- _What is expected_: Restate the lines word for word, from the first line of the records through the line containing "arc[start angle=300,end angle=170,radius=64]". Leave out the pictures and anything after that line.

- _Data lines_:
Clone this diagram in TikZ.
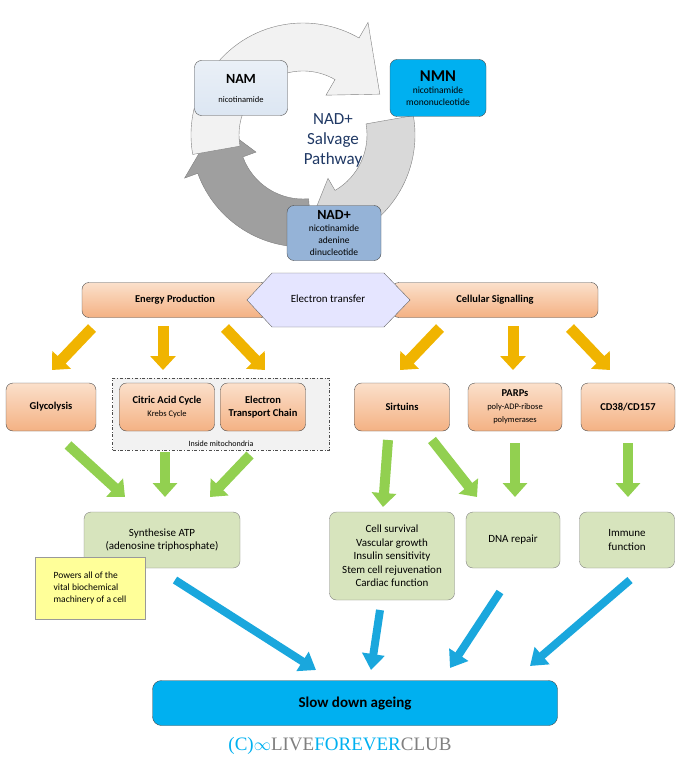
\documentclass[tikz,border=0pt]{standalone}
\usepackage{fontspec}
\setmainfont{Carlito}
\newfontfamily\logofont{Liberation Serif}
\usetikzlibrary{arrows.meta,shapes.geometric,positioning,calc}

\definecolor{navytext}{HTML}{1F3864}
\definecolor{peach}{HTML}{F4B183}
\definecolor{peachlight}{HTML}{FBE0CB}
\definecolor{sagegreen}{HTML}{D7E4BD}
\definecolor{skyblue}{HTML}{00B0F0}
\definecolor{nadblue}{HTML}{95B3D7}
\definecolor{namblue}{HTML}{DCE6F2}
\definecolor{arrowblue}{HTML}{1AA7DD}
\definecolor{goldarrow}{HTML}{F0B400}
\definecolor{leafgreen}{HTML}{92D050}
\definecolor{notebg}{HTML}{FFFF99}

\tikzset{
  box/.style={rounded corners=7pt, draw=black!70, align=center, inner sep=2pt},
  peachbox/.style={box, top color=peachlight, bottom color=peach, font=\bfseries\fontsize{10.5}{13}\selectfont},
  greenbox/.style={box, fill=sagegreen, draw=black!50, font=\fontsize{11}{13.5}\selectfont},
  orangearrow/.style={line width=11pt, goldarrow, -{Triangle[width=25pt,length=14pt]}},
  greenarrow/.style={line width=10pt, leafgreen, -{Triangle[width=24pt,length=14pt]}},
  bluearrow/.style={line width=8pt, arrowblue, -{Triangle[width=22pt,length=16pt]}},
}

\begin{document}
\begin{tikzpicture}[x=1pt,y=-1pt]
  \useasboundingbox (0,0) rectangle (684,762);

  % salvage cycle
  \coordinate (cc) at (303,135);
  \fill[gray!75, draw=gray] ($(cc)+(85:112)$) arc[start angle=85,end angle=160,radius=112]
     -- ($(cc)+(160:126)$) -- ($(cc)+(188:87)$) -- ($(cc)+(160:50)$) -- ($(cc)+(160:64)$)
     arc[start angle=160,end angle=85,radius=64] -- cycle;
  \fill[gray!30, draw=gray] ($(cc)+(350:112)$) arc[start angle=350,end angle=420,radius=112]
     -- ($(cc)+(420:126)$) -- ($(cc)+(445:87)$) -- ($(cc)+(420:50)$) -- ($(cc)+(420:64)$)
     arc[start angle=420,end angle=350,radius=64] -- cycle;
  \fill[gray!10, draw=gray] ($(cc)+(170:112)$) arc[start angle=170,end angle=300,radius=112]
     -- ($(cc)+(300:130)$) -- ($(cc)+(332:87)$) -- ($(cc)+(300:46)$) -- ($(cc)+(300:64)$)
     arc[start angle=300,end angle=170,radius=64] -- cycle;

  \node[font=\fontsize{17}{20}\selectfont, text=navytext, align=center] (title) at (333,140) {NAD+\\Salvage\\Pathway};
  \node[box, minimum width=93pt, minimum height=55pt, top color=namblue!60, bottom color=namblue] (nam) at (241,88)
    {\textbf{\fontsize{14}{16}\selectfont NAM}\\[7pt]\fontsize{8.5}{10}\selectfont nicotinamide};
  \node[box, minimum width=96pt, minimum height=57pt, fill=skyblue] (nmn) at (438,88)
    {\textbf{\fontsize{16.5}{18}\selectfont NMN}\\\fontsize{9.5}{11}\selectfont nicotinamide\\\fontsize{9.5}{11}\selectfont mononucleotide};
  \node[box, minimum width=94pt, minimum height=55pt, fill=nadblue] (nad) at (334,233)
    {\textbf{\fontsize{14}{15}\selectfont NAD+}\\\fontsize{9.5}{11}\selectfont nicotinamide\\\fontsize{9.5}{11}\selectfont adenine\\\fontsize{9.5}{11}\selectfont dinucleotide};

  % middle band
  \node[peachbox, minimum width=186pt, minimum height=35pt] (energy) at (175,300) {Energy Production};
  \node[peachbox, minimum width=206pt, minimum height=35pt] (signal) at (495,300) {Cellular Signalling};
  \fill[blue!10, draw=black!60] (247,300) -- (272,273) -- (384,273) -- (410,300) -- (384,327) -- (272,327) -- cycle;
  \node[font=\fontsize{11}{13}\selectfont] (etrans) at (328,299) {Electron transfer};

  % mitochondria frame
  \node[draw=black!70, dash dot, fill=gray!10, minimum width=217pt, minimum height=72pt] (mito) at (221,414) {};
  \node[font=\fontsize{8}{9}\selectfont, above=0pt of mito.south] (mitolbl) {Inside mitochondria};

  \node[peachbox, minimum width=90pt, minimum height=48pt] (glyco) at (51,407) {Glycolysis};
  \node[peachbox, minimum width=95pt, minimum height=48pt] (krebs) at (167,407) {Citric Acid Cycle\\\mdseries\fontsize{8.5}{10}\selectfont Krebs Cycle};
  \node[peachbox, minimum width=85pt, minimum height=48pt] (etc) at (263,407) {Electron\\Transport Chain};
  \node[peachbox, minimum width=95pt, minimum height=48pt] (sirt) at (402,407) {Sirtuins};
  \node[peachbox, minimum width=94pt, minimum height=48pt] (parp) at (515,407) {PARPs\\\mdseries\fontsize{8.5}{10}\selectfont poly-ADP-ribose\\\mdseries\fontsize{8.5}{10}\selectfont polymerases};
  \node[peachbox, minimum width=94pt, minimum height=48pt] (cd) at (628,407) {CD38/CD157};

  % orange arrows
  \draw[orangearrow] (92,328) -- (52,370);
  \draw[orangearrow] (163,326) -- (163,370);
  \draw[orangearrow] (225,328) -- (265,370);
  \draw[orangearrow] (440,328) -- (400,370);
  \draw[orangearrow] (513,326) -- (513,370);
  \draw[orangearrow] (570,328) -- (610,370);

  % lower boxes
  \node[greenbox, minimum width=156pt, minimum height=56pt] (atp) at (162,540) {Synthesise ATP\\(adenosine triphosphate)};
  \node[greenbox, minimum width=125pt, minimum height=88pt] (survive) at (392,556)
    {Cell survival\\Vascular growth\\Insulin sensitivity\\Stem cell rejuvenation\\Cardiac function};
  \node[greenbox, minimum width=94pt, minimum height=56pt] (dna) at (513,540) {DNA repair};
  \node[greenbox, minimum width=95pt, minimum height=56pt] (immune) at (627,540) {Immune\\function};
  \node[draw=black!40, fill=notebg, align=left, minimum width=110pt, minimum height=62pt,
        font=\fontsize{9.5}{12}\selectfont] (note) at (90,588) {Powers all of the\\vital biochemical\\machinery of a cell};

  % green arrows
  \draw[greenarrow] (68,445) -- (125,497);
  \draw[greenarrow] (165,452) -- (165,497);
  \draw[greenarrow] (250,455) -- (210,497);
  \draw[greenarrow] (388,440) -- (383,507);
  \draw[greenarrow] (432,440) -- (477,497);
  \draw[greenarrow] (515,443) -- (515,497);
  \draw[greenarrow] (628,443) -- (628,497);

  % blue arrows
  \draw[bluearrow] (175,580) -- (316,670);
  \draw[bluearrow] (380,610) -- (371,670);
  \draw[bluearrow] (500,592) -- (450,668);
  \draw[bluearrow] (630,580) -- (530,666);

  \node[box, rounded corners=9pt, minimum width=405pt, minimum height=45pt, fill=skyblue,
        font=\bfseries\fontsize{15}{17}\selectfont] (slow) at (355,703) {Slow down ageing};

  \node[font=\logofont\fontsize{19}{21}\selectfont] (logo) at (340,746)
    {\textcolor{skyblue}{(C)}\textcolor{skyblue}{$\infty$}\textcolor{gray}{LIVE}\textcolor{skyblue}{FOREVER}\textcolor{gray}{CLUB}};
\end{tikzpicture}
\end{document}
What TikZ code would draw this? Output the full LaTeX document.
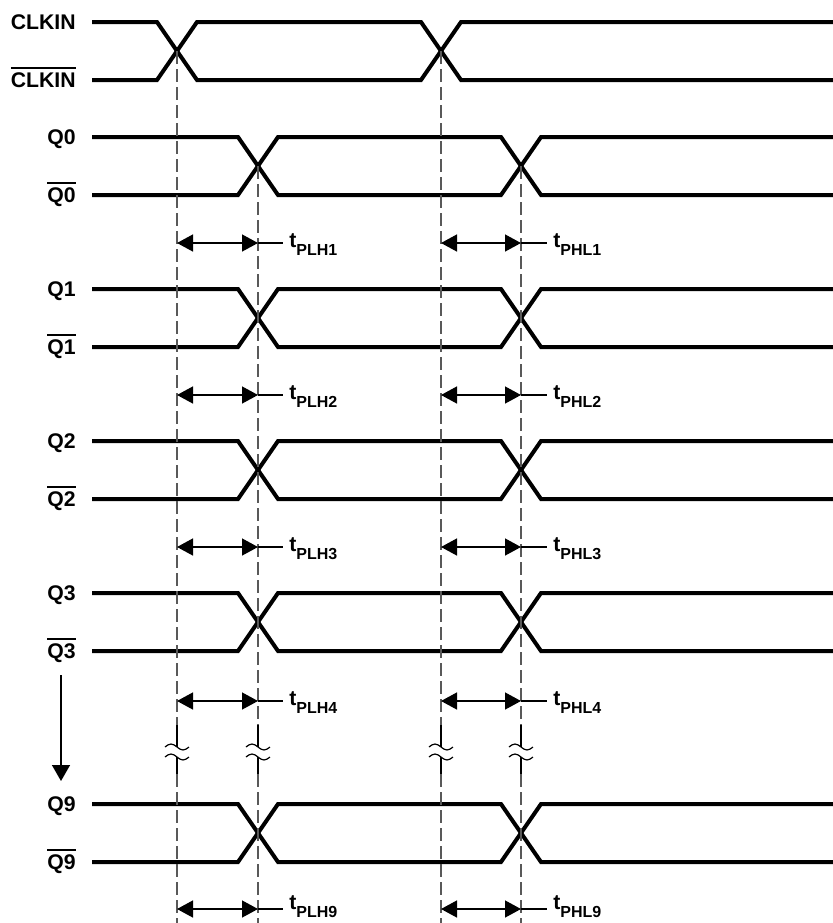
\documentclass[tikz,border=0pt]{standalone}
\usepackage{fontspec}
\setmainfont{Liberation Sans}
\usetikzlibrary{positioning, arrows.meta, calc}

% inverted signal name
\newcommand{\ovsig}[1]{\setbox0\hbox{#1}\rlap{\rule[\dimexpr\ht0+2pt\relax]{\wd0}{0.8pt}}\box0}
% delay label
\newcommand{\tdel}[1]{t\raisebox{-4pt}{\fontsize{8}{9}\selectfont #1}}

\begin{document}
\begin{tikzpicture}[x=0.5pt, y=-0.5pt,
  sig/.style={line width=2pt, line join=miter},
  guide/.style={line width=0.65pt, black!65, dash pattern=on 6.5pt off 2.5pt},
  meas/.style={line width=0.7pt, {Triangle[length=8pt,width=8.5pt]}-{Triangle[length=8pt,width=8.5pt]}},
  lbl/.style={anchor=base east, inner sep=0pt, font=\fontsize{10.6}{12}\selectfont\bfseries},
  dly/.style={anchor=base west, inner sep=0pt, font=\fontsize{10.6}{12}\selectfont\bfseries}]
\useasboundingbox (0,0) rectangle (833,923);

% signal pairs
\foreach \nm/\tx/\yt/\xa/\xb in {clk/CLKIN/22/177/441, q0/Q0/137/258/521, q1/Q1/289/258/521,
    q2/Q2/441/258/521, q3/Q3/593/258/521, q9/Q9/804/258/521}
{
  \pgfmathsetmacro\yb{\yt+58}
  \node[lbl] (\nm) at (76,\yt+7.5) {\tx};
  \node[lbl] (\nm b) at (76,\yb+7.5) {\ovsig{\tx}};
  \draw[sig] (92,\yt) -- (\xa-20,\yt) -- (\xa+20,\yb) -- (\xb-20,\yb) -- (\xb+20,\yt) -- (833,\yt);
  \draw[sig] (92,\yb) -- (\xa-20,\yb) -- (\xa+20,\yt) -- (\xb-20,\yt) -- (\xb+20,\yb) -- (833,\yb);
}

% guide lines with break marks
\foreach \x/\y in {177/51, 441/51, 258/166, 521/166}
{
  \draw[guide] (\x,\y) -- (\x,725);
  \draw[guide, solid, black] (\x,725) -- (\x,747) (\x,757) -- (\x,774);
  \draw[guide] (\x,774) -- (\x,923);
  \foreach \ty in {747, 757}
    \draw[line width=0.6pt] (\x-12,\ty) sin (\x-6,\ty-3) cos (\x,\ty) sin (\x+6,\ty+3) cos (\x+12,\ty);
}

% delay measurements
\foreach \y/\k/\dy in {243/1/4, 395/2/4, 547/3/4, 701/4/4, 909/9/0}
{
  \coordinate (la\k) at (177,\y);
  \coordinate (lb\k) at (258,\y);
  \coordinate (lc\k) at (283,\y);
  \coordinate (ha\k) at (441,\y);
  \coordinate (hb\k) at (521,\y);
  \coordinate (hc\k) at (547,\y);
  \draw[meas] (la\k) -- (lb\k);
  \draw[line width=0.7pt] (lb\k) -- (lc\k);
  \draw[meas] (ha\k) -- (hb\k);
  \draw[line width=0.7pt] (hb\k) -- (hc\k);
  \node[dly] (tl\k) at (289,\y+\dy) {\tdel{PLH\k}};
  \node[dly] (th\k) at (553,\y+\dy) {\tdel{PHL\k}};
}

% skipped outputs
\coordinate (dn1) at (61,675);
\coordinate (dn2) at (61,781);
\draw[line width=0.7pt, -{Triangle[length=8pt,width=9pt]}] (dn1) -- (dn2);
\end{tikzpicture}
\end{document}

- _Result of the task_:
Clone this diagram in TikZ.
\documentclass[tikz,border=0pt]{standalone}
\usepackage{fontspec}
\setmainfont{Carlito}
\newfontfamily\logofont{Liberation Serif}
\usetikzlibrary{arrows.meta,shapes.geometric,positioning,calc}

\definecolor{navytext}{HTML}{1F3864}
\definecolor{peach}{HTML}{F4B183}
\definecolor{peachlight}{HTML}{FBE0CB}
\definecolor{sagegreen}{HTML}{D7E4BD}
\definecolor{skyblue}{HTML}{00B0F0}
\definecolor{nadblue}{HTML}{95B3D7}
\definecolor{namblue}{HTML}{DCE6F2}
\definecolor{arrowblue}{HTML}{1AA7DD}
\definecolor{goldarrow}{HTML}{F0B400}
\definecolor{leafgreen}{HTML}{92D050}
\definecolor{notebg}{HTML}{FFFF99}

\tikzset{
  box/.style={rounded corners=7pt, draw=black!70, align=center, inner sep=2pt},
  peachbox/.style={box, top color=peachlight, bottom color=peach, font=\bfseries\fontsize{10.5}{13}\selectfont},
  greenbox/.style={box, fill=sagegreen, draw=black!50, font=\fontsize{11}{13.5}\selectfont},
  orangearrow/.style={line width=11pt, goldarrow, -{Triangle[width=25pt,length=14pt]}},
  greenarrow/.style={line width=10pt, leafgreen, -{Triangle[width=24pt,length=14pt]}},
  bluearrow/.style={line width=8pt, arrowblue, -{Triangle[width=22pt,length=16pt]}},
}

\begin{document}
\begin{tikzpicture}[x=1pt,y=-1pt]
  \useasboundingbox (0,0) rectangle (684,762);

  % salvage cycle
  \coordinate (cc) at (303,135);
  \fill[gray!75, draw=gray] ($(cc)+(85:112)$) arc[start angle=85,end angle=160,radius=112]
     -- ($(cc)+(160:126)$) -- ($(cc)+(188:87)$) -- ($(cc)+(160:50)$) -- ($(cc)+(160:64)$)
     arc[start angle=160,end angle=85,radius=64] -- cycle;
  \fill[gray!30, draw=gray] ($(cc)+(350:112)$) arc[start angle=350,end angle=420,radius=112]
     -- ($(cc)+(420:126)$) -- ($(cc)+(445:87)$) -- ($(cc)+(420:50)$) -- ($(cc)+(420:64)$)
     arc[start angle=420,end angle=350,radius=64] -- cycle;
  \fill[gray!10, draw=gray] ($(cc)+(170:112)$) arc[start angle=170,end angle=300,radius=112]
     -- ($(cc)+(300:130)$) -- ($(cc)+(332:87)$) -- ($(cc)+(300:46)$) -- ($(cc)+(300:64)$)
     arc[start angle=300,end angle=170,radius=64] -- cycle;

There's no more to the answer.